By foregrounding money as the reward to rationalise all actions a chance is missed to circumnavigate this dominant discourse and to lessen its significance through an emphasis on actions as ends. The overlooking of actions is the blind spot of the neurotic careerist – where everything undertaken is purely a means.

But how might people live our financially liberated, existentially buoyant ideals? How many Diogenes or Quentin Crisps can spring forth? These are questions we needed to explore through our new presentation, as it is hard to deny that making involves spending as living involves eating.
The perspective we have invoked to guide our actions here is that of self-perpetuating trustafarians – taking up employment to subsequently fund actions that are potentially only meaningful to us or available to a small group of people. This lifestyle could be understood as unnecessary extra work but we stand to promote it as pleasure.
Freed from regular financial and professional concerns we have developed malleable surfaces of thought made decorative. Our practice of philosophical embroidery combines the academic and the anecdotal, bringing to light a series of new experiences. These include a Diogenesian teleidoscope, a Tuatarina hatching pod and an old mechanics.

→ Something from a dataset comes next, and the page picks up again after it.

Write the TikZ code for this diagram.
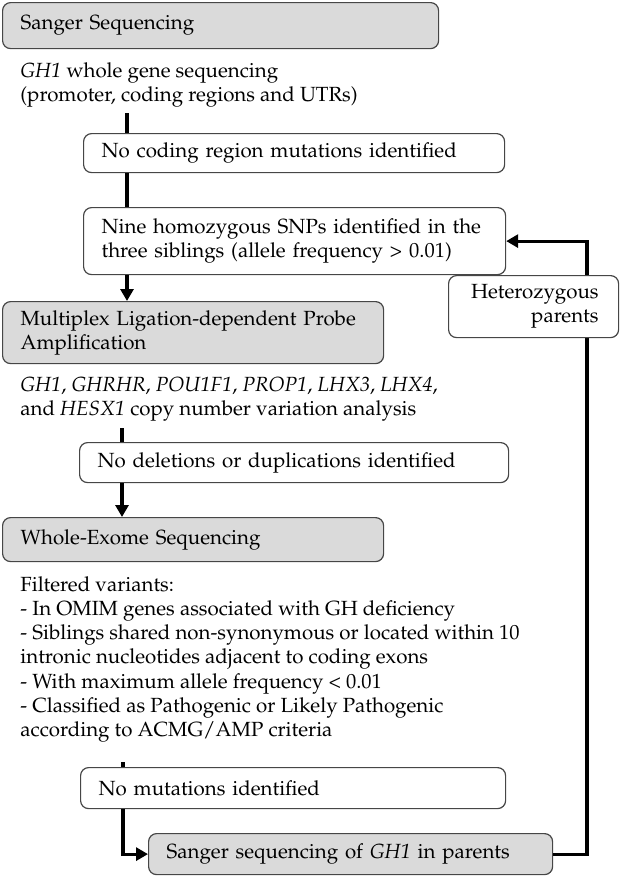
\documentclass[tikz,border=0pt]{standalone}
\usepackage[T1]{fontenc}
\usepackage{mathpazo}
\usepackage{tikz}
\usetikzlibrary{arrows.meta,positioning,calc}
\definecolor{boxgray}{RGB}{218,218,218}
\definecolor{edgegray}{RGB}{70,70,70}
\tikzset{
  box/.style ={draw=edgegray,line width=0.6pt,rounded corners=4pt,anchor=north west,
               align=left,inner xsep=9pt,inner ysep=0pt,font=\fontsize{10.25}{12.1}\selectfont},
  gbox/.style={box,fill=boxgray},
  wbox/.style={box,fill=white},
  txt/.style ={anchor=north west,align=left,inner sep=0pt,font=\fontsize{10.25}{12.1}\selectfont},
  ln/.style  ={line width=1.6pt},
  ar/.style  ={line width=1.6pt,-{Triangle[length=6pt,width=6.5pt]}},
}
\begin{document}
\begin{tikzpicture}[x=0.5pt,y=-0.5pt]
  \useasboundingbox (0,0) rectangle (621,879);
  % first block: Sanger sequencing
  \node[gbox,text width=200pt,minimum height=23pt] (sanger) at (2,2) {Sanger Sequencing};
  \node[txt] (gh1txt) at (20,62) {\textit{GH1} whole gene sequencing\\(promoter, coding regions and UTRs)};
  \node[wbox,text width=192.5pt,minimum height=19.5pt] (nocod) at (83,133) {No coding region mutations identified};
  \node[wbox,text width=193pt,minimum height=33.5pt] (snps) at (83,207)
    {Nine homozygous SNPs identified in the\\three siblings (allele frequency > 0.01)};
  % second block: MLPA
  \node[gbox,text width=172.5pt,minimum height=31pt] (mlpa) at (2,301)
    {Multiplex Ligation-dependent Probe\\Amplification};
  \node[txt] (cnvtxt) at (20,377)
    {\textit{GH1}, \textit{GHRHR}, \textit{POU1F1}, \textit{PROP1}, \textit{LHX3}, \textit{LHX4},\\and \textit{HESX1} copy number variation analysis};
  \node[wbox,text width=196.5pt,minimum height=20pt] (nodel) at (79,442) {No deletions or duplications identified};
  % third block: WES
  \node[gbox,text width=172.5pt,minimum height=22pt] (wes) at (2,517) {Whole-Exome Sequencing};
  \node[txt] (filtxt) at (20,576)
    {Filtered variants:\\
     - In OMIM genes associated with GH deficiency\\
     - Siblings shared non-synonymous or located within 10\\
     intronic nucleotides adjacent to coding exons\\
     - With maximum allele frequency < 0.01\\
     - Classified as Pathogenic or Likely Pathogenic\\
     according to ACMG/AMP criteria};
  \node[wbox,text width=194.5pt,minimum height=20.5pt] (nomut) at (80,767) {No mutations identified};
  \node[gbox,text width=184pt,minimum height=20.5pt] (parents) at (148,833) {Sanger sequencing of \textit{GH1} in parents};
  % connectors
  \coordinate (s1) at (127,113);
  \coordinate (s2) at (122,428);
  \coordinate (s3) at (123,762);
  \coordinate (loop) at (587,853);
  \draw[ln] (s1) -- (s1 |- nocod.north);
  \draw[ln] (nocod.south -| s1) -- (snps.north -| s1);
  \draw[ar] (snps.south -| s1) -- (mlpa.north -| s1);
  \draw[ln] (s2) -- (s2 |- nodel.north);
  \draw[ar] (nodel.south -| s2) -- (wes.north -| s2);
  \draw[ln] (s3) -- (s3 |- nomut.north);
  \draw[ar] (nomut.south -| s3) |- (parents.west);
  \draw[ar] (parents.east) -| (loop |- snps.east) -- (snps.east);
  \node[wbox,text width=65pt,inner xsep=10pt,minimum height=31pt,align=right] (hetero) at (448,275)
    {Heterozygous\\parents};
\end{tikzpicture}
\end{document}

Trustafarian Vanity Project is a family affair and an inconvenience to nearly everyone involved, based between the Wyre Forest, Worcestershire and Phew, an island off the coast of Glasgow. Previous presentations include TNI (Vane, Newcastle, 2016), TOWWWWFD (Wasps, Glasgow, 2015), CDS (Transmission, Glasgow, 2013), SB (Centre for Contemporary Art, Glasgow, 2013), M5NF (The Royal Standard, Liverpool, 2012) and ILFTI (Collective, Edinburgh, 2012).